# Written exercise
Reproduce precisely the lines of the listing below, starting with the line that contains "Output the Python" and stopping after the line that contains "2, 1, 2, 1, 0]"; include nothing else.

# Excerpted data
[Begin]

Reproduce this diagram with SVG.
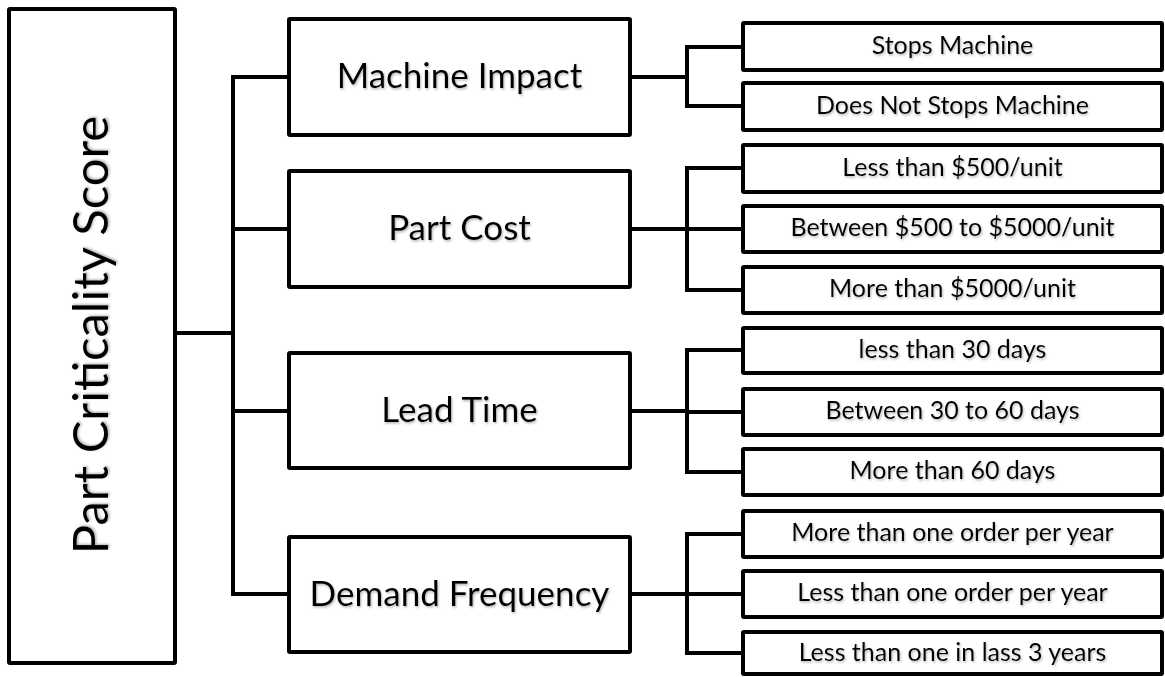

[End]
[Begin]

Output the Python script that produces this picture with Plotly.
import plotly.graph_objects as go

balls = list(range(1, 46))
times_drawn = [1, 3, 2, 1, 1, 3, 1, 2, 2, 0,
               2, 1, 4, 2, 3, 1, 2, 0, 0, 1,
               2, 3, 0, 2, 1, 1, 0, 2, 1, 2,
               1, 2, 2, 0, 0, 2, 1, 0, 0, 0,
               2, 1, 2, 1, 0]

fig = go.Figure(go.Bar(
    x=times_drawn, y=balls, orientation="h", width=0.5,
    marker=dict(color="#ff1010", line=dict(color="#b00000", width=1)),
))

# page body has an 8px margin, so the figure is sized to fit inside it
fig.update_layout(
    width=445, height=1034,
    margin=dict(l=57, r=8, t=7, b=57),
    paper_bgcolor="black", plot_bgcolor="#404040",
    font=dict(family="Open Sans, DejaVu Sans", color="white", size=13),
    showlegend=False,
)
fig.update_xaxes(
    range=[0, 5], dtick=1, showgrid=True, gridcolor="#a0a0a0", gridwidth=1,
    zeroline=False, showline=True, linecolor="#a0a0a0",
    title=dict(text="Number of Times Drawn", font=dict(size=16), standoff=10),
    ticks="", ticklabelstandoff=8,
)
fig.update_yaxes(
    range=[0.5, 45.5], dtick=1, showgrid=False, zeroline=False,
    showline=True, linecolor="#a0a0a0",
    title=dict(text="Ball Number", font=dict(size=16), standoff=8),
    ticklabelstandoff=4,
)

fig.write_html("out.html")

[End]
[Begin]

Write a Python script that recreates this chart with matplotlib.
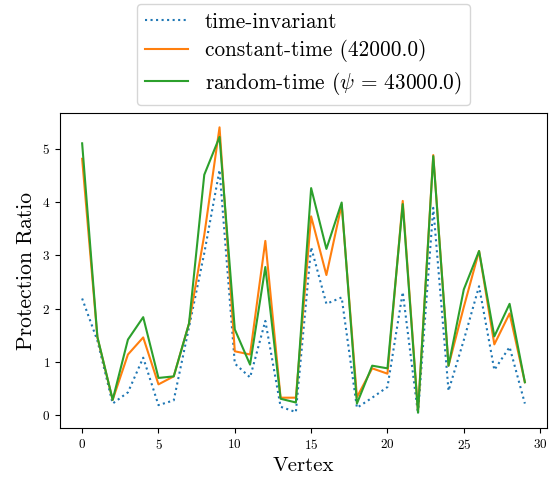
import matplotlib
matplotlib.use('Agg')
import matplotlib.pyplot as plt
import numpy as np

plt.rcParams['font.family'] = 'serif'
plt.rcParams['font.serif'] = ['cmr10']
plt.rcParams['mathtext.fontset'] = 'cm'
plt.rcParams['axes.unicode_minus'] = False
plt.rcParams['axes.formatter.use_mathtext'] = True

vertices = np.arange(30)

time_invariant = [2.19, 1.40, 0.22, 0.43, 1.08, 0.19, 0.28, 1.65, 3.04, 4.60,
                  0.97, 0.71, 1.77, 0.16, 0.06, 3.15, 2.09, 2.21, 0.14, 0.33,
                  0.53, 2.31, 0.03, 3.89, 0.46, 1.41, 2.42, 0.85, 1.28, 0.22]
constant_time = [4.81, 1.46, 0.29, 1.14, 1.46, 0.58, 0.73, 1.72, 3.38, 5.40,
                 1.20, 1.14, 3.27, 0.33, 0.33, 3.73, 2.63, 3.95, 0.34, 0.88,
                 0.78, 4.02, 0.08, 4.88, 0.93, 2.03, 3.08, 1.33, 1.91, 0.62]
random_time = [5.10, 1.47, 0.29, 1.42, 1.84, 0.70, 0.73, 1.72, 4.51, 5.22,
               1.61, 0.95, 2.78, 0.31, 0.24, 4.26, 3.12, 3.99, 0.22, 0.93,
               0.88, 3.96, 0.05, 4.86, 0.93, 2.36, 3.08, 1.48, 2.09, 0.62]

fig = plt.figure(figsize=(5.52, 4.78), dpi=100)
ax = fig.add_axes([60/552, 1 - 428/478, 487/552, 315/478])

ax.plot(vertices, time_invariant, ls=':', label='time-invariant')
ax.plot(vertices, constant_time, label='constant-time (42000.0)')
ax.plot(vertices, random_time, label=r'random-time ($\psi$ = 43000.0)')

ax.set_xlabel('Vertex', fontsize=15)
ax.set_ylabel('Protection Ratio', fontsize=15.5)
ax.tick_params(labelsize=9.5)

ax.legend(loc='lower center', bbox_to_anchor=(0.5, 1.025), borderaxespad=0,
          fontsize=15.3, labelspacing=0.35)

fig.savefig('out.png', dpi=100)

[End]

# Exercise response
Output the Python script that produces this picture with Plotly.
import plotly.graph_objects as go

balls = list(range(1, 46))
times_drawn = [1, 3, 2, 1, 1, 3, 1, 2, 2, 0,
               2, 1, 4, 2, 3, 1, 2, 0, 0, 1,
               2, 3, 0, 2, 1, 1, 0, 2, 1, 2,
               1, 2, 2, 0, 0, 2, 1, 0, 0, 0,
               2, 1, 2, 1, 0]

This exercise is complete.